— START INFORMATION SHOWN —

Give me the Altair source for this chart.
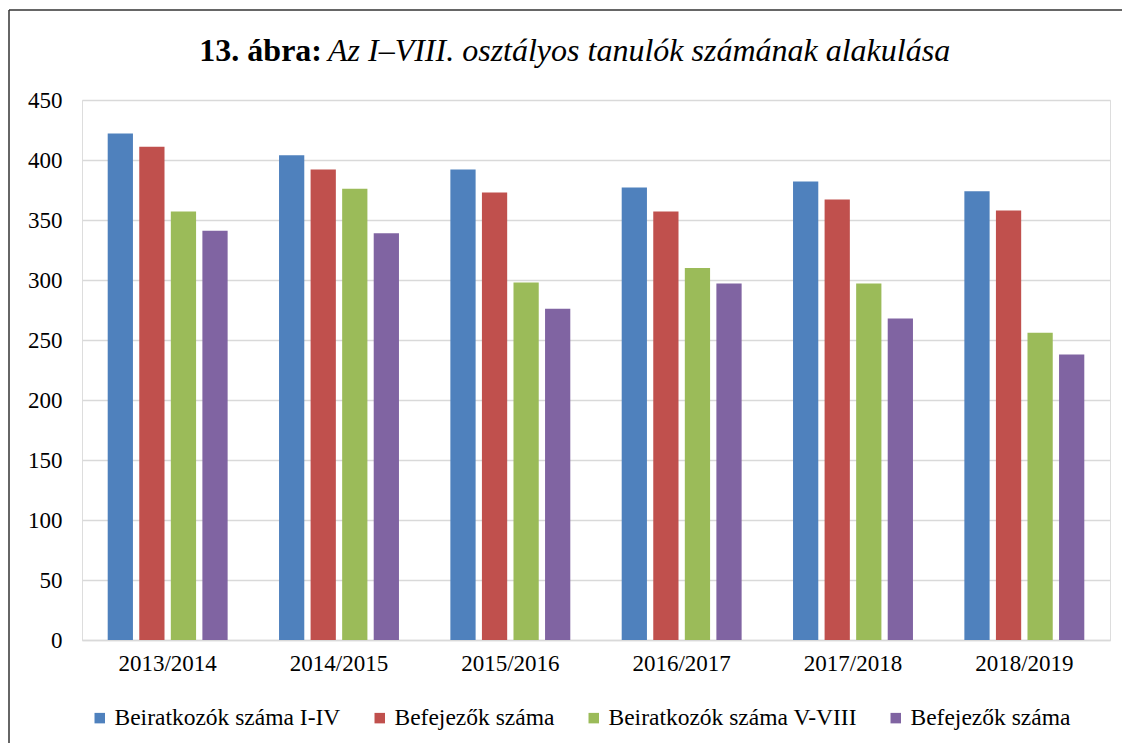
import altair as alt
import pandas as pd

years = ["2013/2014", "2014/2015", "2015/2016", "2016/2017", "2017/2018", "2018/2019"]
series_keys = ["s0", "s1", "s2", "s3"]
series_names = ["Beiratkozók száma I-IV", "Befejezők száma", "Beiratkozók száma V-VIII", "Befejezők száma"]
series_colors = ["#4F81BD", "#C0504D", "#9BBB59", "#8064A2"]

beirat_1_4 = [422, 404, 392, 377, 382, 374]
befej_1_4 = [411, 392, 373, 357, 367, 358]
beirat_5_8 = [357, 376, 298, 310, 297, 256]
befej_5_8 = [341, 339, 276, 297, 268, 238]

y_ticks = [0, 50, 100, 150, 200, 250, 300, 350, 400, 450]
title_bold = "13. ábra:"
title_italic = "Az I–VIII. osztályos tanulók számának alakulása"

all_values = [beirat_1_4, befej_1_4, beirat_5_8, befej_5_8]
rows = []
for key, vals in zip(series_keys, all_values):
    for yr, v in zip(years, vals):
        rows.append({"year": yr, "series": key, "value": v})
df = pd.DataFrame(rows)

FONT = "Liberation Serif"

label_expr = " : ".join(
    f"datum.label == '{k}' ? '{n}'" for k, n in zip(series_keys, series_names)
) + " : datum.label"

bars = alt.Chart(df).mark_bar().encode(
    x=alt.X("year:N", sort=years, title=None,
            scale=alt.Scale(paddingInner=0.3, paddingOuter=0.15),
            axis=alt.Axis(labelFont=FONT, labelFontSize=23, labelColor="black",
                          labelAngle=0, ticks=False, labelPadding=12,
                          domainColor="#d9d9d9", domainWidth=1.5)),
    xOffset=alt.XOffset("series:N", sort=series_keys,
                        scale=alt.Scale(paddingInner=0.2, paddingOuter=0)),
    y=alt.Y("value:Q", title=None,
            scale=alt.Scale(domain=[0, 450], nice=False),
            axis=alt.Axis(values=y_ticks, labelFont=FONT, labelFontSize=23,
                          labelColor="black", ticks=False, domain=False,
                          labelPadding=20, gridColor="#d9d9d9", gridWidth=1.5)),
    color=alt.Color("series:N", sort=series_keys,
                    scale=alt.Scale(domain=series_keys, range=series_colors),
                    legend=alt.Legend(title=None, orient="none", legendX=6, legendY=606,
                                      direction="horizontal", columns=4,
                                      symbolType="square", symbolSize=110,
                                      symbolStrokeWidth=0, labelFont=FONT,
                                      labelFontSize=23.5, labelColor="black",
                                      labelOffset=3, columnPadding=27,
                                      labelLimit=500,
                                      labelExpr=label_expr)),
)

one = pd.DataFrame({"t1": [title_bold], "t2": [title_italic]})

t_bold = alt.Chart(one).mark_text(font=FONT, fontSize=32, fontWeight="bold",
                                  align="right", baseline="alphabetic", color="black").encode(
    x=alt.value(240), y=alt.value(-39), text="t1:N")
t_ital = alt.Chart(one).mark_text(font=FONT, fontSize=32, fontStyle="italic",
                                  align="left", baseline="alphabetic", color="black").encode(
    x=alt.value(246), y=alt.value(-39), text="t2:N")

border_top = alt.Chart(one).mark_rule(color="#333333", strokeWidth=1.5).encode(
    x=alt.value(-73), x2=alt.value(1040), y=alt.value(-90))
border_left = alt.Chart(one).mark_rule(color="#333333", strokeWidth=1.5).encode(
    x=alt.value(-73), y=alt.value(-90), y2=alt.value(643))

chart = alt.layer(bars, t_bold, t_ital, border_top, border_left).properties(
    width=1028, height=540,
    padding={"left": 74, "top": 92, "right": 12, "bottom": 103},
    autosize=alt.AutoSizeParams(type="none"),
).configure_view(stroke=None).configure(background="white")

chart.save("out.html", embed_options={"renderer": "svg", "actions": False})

— END INFORMATION SHOWN —
— START INFORMATION SHOWN —

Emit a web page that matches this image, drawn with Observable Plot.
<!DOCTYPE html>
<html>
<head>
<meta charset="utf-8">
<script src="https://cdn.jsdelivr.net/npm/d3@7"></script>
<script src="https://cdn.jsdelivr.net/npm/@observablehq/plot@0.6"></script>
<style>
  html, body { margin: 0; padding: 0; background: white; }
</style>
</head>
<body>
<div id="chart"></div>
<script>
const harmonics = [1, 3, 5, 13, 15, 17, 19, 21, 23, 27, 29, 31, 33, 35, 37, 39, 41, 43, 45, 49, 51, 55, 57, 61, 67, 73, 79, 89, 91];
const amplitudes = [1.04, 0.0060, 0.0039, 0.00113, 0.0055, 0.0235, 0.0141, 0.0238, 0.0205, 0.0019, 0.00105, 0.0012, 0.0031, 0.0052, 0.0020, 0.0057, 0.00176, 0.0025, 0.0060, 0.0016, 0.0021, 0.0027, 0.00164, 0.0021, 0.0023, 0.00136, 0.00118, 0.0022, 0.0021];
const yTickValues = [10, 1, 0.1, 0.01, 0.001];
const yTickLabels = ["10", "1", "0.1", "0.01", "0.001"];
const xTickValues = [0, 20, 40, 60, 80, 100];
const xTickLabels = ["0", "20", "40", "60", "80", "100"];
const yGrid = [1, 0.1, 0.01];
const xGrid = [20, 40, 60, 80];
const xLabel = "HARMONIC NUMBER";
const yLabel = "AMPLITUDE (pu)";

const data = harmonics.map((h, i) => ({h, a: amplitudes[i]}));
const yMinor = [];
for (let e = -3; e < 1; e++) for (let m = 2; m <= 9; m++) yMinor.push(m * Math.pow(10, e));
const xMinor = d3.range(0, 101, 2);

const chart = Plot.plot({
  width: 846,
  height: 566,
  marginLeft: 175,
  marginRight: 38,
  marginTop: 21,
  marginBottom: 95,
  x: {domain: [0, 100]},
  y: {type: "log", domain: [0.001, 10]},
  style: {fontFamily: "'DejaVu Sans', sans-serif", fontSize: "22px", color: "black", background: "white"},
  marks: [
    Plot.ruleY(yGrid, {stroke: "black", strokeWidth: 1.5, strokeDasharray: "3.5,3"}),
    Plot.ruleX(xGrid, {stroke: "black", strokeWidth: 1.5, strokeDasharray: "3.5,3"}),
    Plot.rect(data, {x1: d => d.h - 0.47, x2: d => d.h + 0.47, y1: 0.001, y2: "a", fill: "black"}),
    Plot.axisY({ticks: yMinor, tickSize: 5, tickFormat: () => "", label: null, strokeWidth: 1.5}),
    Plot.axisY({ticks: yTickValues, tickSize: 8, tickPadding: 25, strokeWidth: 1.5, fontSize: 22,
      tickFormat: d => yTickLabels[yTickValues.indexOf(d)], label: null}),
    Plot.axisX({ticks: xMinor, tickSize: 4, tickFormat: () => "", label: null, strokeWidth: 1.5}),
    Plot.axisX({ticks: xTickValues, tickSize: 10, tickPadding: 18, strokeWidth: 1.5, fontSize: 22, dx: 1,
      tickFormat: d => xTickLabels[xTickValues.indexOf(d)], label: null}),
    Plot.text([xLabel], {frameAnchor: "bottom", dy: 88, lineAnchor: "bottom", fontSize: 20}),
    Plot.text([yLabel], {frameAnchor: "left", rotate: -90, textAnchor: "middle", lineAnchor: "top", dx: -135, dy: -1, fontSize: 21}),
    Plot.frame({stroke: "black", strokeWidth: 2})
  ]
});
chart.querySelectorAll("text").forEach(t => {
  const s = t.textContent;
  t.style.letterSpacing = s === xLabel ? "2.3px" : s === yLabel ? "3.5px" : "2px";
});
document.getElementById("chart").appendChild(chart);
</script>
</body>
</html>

— END INFORMATION SHOWN —
— START INFORMATION SHOWN —

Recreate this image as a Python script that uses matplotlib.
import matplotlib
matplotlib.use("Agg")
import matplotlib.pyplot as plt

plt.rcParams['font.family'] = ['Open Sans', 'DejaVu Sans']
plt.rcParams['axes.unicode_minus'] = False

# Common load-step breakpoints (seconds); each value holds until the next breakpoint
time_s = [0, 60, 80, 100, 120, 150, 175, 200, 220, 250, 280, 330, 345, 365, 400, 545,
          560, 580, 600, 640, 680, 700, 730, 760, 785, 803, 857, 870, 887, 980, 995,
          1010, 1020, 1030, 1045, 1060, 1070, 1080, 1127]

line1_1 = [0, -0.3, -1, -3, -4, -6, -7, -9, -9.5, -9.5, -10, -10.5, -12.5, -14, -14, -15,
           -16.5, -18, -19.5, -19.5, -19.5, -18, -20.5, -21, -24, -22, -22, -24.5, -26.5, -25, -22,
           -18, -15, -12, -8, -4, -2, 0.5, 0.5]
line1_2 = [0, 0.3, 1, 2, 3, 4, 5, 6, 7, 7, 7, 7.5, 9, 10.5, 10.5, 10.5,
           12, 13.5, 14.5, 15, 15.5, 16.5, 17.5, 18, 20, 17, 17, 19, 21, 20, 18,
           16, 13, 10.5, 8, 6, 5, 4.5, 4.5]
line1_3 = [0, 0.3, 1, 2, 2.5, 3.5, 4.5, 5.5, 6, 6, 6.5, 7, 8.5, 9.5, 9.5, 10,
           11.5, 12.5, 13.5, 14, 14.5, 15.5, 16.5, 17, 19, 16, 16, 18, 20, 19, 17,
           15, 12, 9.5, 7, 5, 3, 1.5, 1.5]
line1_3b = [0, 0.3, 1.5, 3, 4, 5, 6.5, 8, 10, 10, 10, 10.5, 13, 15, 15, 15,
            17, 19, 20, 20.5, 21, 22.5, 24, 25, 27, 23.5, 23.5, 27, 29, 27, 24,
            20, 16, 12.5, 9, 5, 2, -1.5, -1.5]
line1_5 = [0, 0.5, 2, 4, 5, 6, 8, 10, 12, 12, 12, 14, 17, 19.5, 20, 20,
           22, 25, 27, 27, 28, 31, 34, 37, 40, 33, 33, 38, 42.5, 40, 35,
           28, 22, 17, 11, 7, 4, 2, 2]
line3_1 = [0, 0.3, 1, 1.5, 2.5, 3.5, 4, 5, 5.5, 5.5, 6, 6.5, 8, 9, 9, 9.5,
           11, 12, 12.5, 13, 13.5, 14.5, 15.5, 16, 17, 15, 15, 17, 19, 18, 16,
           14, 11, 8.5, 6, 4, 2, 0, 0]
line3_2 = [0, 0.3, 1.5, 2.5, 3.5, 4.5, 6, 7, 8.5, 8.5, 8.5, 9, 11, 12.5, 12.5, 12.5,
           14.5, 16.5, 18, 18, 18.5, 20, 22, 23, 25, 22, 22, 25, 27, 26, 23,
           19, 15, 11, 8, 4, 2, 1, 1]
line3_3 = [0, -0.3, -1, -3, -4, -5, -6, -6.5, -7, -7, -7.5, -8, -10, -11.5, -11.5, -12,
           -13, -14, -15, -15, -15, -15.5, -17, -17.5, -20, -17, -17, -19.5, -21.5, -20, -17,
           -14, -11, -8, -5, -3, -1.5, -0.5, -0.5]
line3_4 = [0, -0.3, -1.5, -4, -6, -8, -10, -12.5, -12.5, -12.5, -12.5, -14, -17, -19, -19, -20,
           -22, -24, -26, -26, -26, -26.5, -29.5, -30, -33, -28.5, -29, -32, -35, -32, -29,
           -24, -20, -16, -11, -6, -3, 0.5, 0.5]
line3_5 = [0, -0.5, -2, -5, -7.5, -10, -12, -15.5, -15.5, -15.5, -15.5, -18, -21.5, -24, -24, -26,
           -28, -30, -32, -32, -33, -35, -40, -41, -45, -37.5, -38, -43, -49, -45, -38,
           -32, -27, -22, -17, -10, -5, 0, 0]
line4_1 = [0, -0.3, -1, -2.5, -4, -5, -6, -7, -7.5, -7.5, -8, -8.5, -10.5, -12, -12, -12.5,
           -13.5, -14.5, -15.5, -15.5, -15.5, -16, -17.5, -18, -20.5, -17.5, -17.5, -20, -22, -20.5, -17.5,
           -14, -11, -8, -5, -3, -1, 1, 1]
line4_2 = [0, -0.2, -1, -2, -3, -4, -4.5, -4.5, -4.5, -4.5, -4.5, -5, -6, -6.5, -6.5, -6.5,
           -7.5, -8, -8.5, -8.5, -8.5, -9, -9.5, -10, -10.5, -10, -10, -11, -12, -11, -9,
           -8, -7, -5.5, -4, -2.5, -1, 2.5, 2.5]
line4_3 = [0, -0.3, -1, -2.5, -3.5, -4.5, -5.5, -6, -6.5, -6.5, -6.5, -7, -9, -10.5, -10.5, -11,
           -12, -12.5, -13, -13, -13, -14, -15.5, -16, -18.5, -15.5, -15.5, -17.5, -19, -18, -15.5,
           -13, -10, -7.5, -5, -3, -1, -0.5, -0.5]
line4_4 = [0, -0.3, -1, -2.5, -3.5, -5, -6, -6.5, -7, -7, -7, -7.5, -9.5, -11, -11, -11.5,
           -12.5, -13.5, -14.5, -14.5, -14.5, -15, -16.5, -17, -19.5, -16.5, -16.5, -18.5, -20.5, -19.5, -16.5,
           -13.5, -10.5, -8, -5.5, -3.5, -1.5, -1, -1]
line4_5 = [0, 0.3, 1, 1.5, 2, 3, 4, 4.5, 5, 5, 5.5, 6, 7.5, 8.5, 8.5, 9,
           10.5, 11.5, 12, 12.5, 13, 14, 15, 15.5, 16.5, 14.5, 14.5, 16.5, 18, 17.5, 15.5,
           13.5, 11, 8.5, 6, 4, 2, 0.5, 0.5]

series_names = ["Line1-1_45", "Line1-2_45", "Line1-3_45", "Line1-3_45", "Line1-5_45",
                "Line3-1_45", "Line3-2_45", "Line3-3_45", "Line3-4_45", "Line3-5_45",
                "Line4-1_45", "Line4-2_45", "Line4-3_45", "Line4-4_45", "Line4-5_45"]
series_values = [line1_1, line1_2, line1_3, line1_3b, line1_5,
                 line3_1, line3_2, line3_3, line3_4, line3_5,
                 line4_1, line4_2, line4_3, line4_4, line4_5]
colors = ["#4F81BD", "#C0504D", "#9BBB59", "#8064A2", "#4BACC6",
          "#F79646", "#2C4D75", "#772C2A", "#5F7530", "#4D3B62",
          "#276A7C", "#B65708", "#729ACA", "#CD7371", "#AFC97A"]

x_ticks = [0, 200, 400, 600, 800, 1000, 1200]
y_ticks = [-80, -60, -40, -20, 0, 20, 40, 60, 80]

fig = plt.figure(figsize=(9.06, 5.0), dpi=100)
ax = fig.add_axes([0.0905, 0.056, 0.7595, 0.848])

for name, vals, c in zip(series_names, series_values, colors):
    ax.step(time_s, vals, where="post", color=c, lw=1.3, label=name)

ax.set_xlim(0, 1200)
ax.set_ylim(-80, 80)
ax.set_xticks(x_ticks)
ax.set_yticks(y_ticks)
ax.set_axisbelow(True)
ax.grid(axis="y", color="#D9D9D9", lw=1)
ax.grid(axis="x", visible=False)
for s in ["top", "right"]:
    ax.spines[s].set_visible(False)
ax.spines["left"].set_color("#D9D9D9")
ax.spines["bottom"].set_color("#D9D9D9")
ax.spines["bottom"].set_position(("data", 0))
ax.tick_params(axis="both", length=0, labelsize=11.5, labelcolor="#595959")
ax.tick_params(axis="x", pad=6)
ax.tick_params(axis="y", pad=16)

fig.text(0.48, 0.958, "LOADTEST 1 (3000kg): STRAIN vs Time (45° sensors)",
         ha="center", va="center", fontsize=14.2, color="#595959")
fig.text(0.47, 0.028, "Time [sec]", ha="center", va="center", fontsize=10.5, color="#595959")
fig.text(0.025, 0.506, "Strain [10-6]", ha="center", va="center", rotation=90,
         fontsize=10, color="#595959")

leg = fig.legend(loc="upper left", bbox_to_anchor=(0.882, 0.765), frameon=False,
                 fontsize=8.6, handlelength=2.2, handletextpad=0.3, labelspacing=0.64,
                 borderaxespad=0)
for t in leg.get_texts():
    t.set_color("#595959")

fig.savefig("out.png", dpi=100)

— END INFORMATION SHOWN —

— TASK —
Write out the lines beginning with the one that contains "Give me the Altair source for this chart." and ending with the one that contains "import pandas as pd", exactly as given. Leave pictures out.

— RESULT OF THIS EXERCISE —
Give me the Altair source for this chart.
import altair as alt
import pandas as pd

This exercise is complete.